>>>
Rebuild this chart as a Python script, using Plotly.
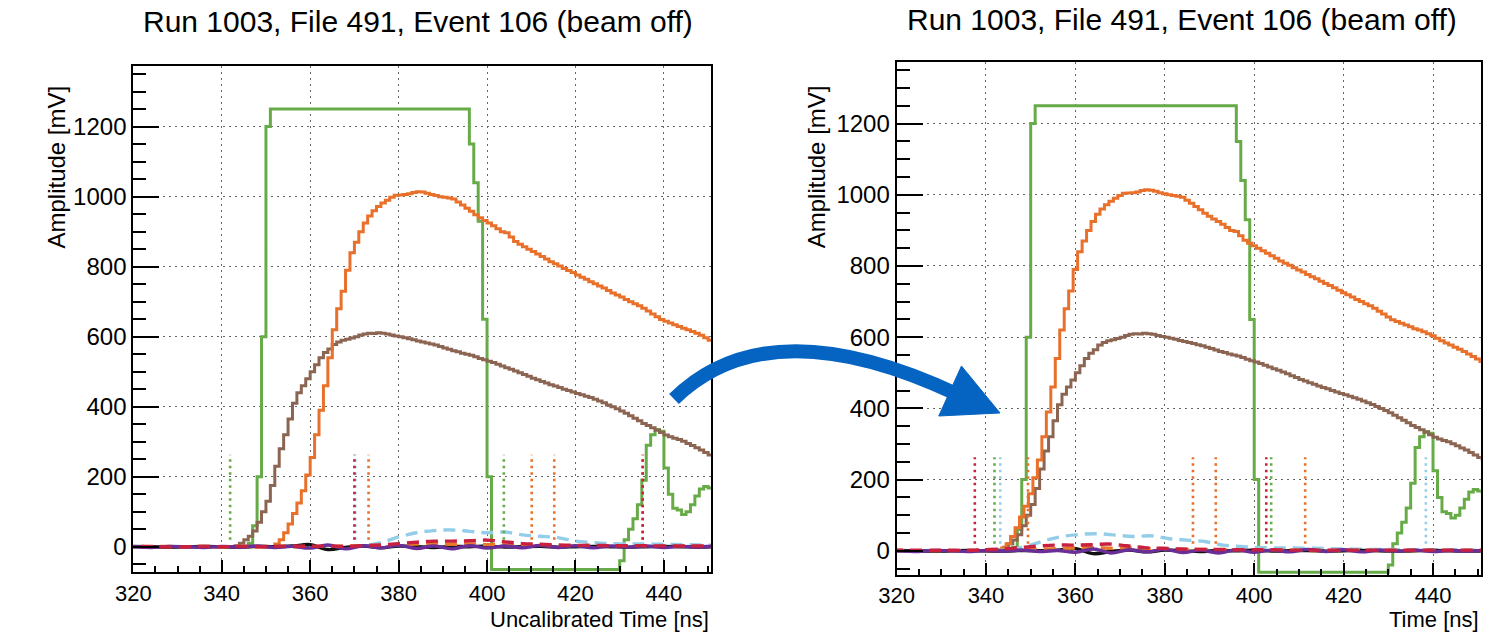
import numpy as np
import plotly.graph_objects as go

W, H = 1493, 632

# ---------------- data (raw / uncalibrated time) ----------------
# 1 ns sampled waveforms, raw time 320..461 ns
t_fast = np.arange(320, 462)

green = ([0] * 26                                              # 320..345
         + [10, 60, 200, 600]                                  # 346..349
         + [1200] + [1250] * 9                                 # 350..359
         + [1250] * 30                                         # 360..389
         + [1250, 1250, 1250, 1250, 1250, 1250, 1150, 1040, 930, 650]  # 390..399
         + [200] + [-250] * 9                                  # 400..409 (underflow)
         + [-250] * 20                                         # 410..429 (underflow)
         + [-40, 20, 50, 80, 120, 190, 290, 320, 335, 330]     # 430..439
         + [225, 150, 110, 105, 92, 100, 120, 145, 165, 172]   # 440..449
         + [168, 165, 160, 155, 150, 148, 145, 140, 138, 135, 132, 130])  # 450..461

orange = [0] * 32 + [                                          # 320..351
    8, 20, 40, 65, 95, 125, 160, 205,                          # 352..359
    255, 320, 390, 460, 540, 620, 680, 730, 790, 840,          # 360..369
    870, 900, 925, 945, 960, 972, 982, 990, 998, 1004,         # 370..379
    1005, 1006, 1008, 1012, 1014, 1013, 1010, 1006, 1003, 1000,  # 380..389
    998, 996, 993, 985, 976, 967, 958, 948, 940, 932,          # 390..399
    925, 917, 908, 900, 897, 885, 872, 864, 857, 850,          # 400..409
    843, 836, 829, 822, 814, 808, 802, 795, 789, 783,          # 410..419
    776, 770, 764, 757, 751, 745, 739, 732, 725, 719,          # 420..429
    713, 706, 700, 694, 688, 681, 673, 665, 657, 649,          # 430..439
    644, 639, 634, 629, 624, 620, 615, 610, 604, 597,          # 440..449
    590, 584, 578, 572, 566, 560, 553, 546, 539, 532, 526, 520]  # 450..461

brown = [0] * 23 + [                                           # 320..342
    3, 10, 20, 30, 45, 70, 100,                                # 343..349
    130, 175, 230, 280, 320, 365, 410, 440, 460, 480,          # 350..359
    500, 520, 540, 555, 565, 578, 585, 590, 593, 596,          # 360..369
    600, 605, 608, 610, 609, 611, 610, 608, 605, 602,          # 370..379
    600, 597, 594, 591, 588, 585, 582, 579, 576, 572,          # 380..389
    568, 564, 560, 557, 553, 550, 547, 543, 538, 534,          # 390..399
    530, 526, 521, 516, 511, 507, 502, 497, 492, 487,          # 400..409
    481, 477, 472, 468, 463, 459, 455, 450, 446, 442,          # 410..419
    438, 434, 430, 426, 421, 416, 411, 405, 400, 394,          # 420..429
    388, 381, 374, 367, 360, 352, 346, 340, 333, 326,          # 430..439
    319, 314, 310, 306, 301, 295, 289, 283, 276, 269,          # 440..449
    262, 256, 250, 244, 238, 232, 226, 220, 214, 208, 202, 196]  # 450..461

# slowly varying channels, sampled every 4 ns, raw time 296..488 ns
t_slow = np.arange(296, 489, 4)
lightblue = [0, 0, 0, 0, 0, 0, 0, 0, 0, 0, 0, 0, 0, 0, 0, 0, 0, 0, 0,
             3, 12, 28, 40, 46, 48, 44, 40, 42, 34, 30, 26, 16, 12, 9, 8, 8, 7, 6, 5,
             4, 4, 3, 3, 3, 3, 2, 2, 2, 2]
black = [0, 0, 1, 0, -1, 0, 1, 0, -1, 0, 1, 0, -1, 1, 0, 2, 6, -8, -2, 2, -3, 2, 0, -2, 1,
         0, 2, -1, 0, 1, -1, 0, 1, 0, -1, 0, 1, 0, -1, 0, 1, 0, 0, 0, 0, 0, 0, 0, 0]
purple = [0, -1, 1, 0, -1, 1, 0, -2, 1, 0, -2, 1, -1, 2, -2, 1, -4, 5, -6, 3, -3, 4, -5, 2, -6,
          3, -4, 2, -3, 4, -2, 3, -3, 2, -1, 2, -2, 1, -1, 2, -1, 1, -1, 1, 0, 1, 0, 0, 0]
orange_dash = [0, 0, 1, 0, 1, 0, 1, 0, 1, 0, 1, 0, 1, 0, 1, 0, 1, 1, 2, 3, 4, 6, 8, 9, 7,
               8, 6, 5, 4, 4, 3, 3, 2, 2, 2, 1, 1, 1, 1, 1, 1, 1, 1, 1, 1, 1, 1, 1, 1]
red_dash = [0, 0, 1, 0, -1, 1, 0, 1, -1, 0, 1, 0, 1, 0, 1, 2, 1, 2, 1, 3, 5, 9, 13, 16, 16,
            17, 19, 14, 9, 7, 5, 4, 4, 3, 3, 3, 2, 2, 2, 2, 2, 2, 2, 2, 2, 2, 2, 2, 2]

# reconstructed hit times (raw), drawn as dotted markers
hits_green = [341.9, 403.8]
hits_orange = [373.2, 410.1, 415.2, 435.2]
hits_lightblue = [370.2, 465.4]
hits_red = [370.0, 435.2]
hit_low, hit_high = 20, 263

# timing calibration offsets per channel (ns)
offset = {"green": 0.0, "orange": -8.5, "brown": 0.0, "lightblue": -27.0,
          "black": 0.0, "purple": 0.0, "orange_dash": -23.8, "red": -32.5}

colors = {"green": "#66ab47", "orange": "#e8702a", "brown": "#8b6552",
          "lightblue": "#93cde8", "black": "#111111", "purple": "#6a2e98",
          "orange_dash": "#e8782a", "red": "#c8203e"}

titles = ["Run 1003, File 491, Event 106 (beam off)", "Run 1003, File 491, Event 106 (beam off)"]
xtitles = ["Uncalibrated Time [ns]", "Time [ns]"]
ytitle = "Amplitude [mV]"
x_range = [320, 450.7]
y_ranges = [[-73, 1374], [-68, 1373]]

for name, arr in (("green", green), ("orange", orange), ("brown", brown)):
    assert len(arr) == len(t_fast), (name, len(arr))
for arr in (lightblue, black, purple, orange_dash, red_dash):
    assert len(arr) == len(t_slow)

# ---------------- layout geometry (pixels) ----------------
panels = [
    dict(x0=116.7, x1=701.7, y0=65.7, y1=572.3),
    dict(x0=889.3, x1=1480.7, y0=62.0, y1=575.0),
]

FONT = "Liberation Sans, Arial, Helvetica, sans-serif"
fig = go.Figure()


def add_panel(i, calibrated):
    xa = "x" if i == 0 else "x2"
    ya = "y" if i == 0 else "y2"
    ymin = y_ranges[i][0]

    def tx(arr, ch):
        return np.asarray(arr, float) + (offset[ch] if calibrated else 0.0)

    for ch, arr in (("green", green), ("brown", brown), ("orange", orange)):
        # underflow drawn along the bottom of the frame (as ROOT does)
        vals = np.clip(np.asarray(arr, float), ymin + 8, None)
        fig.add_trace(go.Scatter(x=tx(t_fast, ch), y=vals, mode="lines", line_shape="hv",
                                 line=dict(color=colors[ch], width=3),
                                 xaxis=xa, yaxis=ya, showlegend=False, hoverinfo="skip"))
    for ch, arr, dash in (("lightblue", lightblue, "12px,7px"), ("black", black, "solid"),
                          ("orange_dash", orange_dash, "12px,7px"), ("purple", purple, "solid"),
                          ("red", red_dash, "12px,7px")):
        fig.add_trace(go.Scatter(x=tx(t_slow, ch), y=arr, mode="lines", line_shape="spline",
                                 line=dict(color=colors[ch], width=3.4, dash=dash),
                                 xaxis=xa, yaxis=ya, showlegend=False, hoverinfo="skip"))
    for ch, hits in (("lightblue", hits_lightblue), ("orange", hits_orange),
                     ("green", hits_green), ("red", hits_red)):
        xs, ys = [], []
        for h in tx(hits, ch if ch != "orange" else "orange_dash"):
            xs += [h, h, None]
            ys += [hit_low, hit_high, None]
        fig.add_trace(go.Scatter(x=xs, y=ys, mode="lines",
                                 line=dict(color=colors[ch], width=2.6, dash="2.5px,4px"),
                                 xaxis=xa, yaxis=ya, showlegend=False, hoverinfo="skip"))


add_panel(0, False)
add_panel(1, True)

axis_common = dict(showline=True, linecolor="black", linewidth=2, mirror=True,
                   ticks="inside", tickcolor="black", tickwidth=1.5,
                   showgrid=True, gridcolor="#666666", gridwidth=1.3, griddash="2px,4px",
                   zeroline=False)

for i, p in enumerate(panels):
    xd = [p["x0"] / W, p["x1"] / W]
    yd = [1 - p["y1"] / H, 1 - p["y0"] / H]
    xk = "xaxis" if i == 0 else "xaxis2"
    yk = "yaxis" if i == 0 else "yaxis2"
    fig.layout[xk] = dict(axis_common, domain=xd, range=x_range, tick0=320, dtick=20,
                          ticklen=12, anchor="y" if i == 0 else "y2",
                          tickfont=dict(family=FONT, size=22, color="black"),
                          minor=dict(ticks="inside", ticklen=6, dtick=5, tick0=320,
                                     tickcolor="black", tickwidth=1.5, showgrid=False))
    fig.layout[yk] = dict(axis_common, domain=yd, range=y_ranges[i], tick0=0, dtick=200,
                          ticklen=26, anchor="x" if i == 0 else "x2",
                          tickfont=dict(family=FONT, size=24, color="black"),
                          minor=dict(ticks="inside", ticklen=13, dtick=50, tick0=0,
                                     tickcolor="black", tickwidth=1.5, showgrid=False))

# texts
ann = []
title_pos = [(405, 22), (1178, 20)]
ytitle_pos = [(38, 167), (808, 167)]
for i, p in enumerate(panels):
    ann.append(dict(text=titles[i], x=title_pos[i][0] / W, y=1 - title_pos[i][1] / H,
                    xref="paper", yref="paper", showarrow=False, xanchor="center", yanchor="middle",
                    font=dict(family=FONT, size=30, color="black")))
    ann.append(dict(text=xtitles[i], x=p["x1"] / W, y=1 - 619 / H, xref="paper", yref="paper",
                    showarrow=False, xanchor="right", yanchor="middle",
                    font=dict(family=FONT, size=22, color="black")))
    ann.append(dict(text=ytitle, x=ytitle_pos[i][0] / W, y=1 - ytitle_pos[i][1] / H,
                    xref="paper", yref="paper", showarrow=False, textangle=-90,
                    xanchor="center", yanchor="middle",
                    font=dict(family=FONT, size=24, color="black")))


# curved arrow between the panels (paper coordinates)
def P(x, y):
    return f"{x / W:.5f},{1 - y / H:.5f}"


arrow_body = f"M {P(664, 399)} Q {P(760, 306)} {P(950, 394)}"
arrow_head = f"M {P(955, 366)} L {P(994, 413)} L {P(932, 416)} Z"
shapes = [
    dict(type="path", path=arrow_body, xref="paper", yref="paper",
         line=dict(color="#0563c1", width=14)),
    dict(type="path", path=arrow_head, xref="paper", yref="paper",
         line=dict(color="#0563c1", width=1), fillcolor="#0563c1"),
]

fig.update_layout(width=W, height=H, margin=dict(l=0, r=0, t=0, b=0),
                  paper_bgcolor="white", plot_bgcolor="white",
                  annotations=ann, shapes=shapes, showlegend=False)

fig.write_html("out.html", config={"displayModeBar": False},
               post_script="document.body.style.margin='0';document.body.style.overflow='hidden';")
<<<
Everything from the first line to the line with "135, 132, 130])" must be repeated exactly, and nothing else. Leave the pictures out.

» Result of the exercise:
Rebuild this chart as a Python script, using Plotly.
import numpy as np
import plotly.graph_objects as go

W, H = 1493, 632

# ---------------- data (raw / uncalibrated time) ----------------
# 1 ns sampled waveforms, raw time 320..461 ns
t_fast = np.arange(320, 462)

green = ([0] * 26                                              # 320..345
         + [10, 60, 200, 600]                                  # 346..349
         + [1200] + [1250] * 9                                 # 350..359
         + [1250] * 30                                         # 360..389
         + [1250, 1250, 1250, 1250, 1250, 1250, 1150, 1040, 930, 650]  # 390..399
         + [200] + [-250] * 9                                  # 400..409 (underflow)
         + [-250] * 20                                         # 410..429 (underflow)
         + [-40, 20, 50, 80, 120, 190, 290, 320, 335, 330]     # 430..439
         + [225, 150, 110, 105, 92, 100, 120, 145, 165, 172]   # 440..449
         + [168, 165, 160, 155, 150, 148, 145, 140, 138, 135, 132, 130])  # 450..461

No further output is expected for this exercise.